I have a Kindle coming sometime in the next couple of weeks, thought I'd check it out -- I've been doing enough travel lately to make it possibly worthwhile. I just broke off reading "War and Peace" because I had a 24-pound luggage limit on the floatplane to Orcas and didn't want to carry the hardcover with me. Will file a report after I've had a chance to use it for a while. One thing that worries me is that I hear you lose the muscle memory that enables you to find that one great passage that's like nine lines down on the right-hand side about a hundred and seventy pages in. This kind of physical, tangible location is the only way I can ever find anything in a book after I've read it. We'll see.

rmellis said...

What I found interesting about the Kindle (relatives reading them at the beach) is that it tells you how far into a book you are by percentages -- instead of the thickness of the stacks of read and unread pages in your left and right hands, you get a number.

I feel like the technology can't *help* but change the content -- or the medium change the message. The technology of printing created the chapter and the 300 page novel. What will the ebook do? If the primary way we read fiction is on a device, fiction will most certainly change. But how?

I have 2 competing predictions, actually: Either nothing much will change, and people will continue to read fiction in ebook or paperback form just as we do now. Or, once the publishing industry withers away, people will stop reading fiction. Like Jon said -- fiction will go the way of poetry.

Russell said...

Scale might help to save the physical book. On Shackleton's "valiant" voyage (to the South Pole) almost 100 years ago, some of the crew took the Bible and re-read it several times. No need for anything else. Imagine one song on your iPod for such a journey (even the longest movement in the Hammerklavier would wear thin). So I'm not all that worried. And though I'm a "techie" type of guy (a Luddite/techie hybrid), the books on my shelves alone would take another forty years to adequately re-read. That said, I suspect the Kindle et al. are great for those who mainly read the latest nonfiction: long-form journalism, stale if you wait too many weeks. Speaking of journalism, I haven't read the NYT on paper since 1996; nonetheless, I read the NYT so much that I need to stop. Dostoevsky, on the other hand: well, you either spend many, many hours between the covers with him or you just don't get it. (And I'm sure I don't: I haven't even read "The Possessed"; remind me to pick that up at the library after I'm finished with the lovely long-form novel that I'm currently reading.)

margosita said...

"The one thing I am certain I would like to see die is the public declaring of the impending death of stuff. But that's one thing I suspect is immortal."

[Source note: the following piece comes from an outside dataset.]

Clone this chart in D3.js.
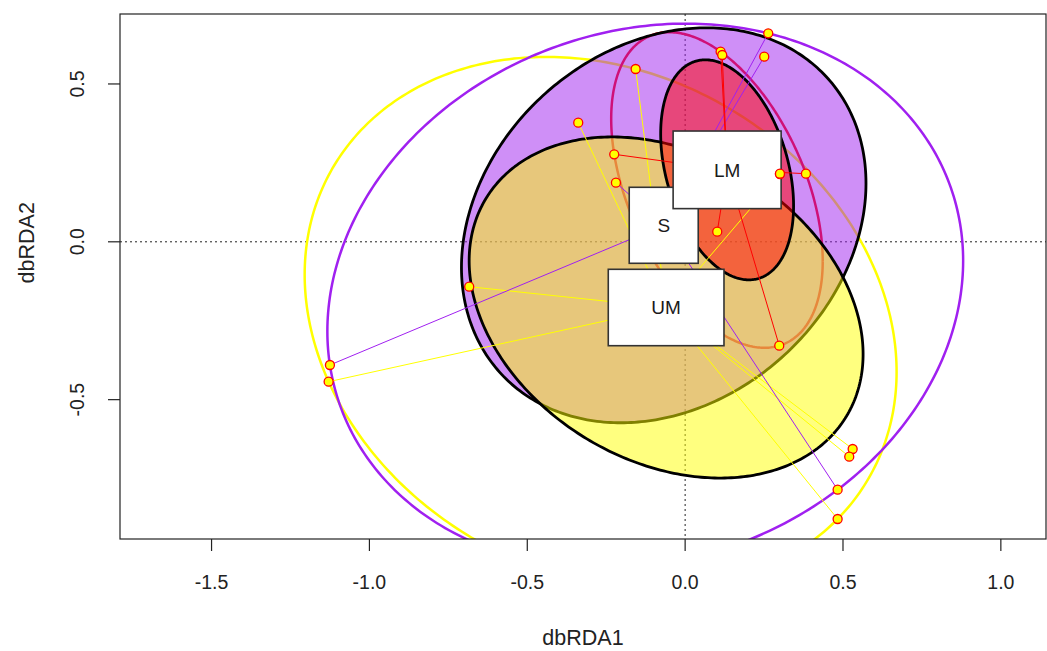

I'd like to see this, too! But I fear you're right.

christianbauman said...

Worth pointing out that USA and UK are among the few nations in the world valiantly holding on to hardbacks, anyway. And UK numbers are rapidly dwindling. Across the rest of Europe and the world, hardbacks are a rare event indeed. I'd always said that my mark of success as a novelist would be when I saw some kid pull a dog-eared paperback of one of my books out of a backpack. And indeed, the day that happened was the day I felt real as a writer. Long way of saying, hardbacks can 95% go away and good riddance. They're extraordinarily expensive, and the "hook" story used to convince authors they're a good thing (you make more $$ off of them!!) is buried by the fact that many more authors than those who get reward from them have seen their careers stall when they didn't sell enough hardback to go into paperback and then carried that halo into an inability to sell their next book. Look, I spent a large part of my childhood in the Hunterdon County (NJ) and Lafayette College (PA) libraries...I love physical books. Period. My house is full of them, I surround myself with them and they make me happy to hold and to look at. But I have a Kindle and I love my Kindle. It can be improved; and I've also no doubt it will be. The world is moving on. But the story isn't going anywhere.